#### Stored data
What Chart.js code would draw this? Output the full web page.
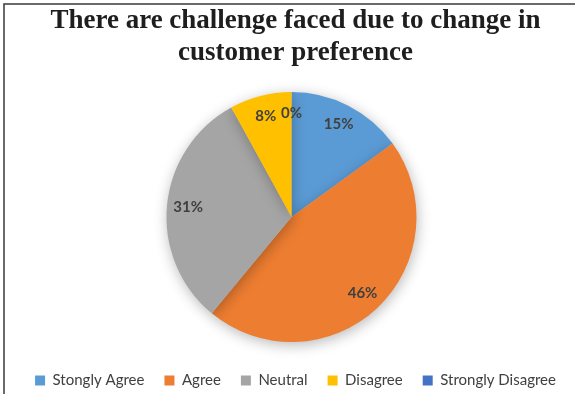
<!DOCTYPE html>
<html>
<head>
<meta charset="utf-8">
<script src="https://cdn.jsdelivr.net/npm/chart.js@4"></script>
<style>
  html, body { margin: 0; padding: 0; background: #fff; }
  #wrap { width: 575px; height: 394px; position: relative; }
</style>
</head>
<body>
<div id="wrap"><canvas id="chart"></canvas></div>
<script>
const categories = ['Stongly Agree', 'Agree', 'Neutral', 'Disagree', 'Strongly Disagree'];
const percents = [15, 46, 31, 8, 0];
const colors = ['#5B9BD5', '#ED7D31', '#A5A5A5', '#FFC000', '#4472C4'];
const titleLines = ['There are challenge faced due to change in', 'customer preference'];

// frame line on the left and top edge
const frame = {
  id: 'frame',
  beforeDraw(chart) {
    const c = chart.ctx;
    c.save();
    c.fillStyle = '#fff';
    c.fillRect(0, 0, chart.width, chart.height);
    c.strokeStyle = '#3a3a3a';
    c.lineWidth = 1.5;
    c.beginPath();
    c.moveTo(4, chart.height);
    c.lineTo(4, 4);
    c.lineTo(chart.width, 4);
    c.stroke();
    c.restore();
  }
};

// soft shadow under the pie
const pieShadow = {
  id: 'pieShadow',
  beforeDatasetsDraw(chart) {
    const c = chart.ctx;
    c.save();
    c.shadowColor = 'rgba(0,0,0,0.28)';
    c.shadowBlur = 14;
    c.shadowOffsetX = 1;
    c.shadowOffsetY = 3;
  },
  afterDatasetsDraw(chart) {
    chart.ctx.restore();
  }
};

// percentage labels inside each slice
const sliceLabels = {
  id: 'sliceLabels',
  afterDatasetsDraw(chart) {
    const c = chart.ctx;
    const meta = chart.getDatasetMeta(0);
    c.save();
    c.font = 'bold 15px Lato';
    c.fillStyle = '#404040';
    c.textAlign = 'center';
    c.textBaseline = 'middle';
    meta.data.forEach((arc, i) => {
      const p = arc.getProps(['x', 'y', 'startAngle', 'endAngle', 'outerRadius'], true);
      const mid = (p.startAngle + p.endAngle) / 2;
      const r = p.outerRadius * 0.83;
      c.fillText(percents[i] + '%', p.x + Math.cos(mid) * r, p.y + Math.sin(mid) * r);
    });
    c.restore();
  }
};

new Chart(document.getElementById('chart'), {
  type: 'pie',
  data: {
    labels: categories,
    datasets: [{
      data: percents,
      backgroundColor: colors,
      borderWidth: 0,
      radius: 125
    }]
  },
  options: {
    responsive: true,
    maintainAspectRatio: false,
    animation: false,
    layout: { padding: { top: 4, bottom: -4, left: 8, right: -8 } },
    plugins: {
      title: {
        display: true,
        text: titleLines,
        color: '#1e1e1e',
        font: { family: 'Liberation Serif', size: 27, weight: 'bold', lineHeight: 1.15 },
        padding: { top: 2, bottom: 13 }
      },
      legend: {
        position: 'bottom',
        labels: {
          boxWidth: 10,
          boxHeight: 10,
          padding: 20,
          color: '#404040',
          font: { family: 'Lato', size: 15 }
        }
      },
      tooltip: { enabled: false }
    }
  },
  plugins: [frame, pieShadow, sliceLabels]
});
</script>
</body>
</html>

#### Required work
Leave the pictures out and output the rest of the listing exactly.

#### Answer
What Chart.js code would draw this? Output the full web page.
<!DOCTYPE html>
<html>
<head>
<meta charset="utf-8">
<script src="https://cdn.jsdelivr.net/npm/chart.js@4"></script>
<style>
  html, body { margin: 0; padding: 0; background: #fff; }
  #wrap { width: 575px; height: 394px; position: relative; }
</style>
</head>
<body>
<div id="wrap"><canvas id="chart"></canvas></div>
<script>
const categories = ['Stongly Agree', 'Agree', 'Neutral', 'Disagree', 'Strongly Disagree'];
const percents = [15, 46, 31, 8, 0];
const colors = ['#5B9BD5', '#ED7D31', '#A5A5A5', '#FFC000', '#4472C4'];
const titleLines = ['There are challenge faced due to change in', 'customer preference'];

// frame line on the left and top edge
const frame = {
  id: 'frame',
  beforeDraw(chart) {
    const c = chart.ctx;
    c.save();
    c.fillStyle = '#fff';
    c.fillRect(0, 0, chart.width, chart.height);
    c.strokeStyle = '#3a3a3a';
    c.lineWidth = 1.5;
    c.beginPath();
    c.moveTo(4, chart.height);
    c.lineTo(4, 4);
    c.lineTo(chart.width, 4);
    c.stroke();
    c.restore();
  }
};

// soft shadow under the pie
const pieShadow = {
  id: 'pieShadow',
  beforeDatasetsDraw(chart) {
    const c = chart.ctx;
    c.save();
    c.shadowColor = 'rgba(0,0,0,0.28)';
    c.shadowBlur = 14;
    c.shadowOffsetX = 1;
    c.shadowOffsetY = 3;
  },
  afterDatasetsDraw(chart) {
    chart.ctx.restore();
  }
};

// percentage labels inside each slice
const sliceLabels = {
  id: 'sliceLabels',
  afterDatasetsDraw(chart) {
    const c = chart.ctx;
    const meta = chart.getDatasetMeta(0);
    c.save();
    c.font = 'bold 15px Lato';
    c.fillStyle = '#404040';
    c.textAlign = 'center';
    c.textBaseline = 'middle';
    meta.data.forEach((arc, i) => {
      const p = arc.getProps(['x', 'y', 'startAngle', 'endAngle', 'outerRadius'], true);
      const mid = (p.startAngle + p.endAngle) / 2;
      const r = p.outerRadius * 0.83;
      c.fillText(percents[i] + '%', p.x + Math.cos(mid) * r, p.y + Math.sin(mid) * r);
    });
    c.restore();
  }
};

new Chart(document.getElementById('chart'), {
  type: 'pie',
  data: {
    labels: categories,
    datasets: [{
      data: percents,
      backgroundColor: colors,
      borderWidth: 0,
      radius: 125
    }]
  },
  options: {
    responsive: true,
    maintainAspectRatio: false,
    animation: false,
    layout: { padding: { top: 4, bottom: -4, left: 8, right: -8 } },
    plugins: {
      title: {
        display: true,
        text: titleLines,
        color: '#1e1e1e',
        font: { family: 'Liberation Serif', size: 27, weight: 'bold', lineHeight: 1.15 },
        padding: { top: 2, bottom: 13 }
      },
      legend: {
        position: 'bottom',
        labels: {
          boxWidth: 10,
          boxHeight: 10,
          padding: 20,
          color: '#404040',
          font: { family: 'Lato', size: 15 }
        }
      },
      tooltip: { enabled: false }
    }
  },
  plugins: [frame, pieShadow, sliceLabels]
});
</script>
</body>
</html>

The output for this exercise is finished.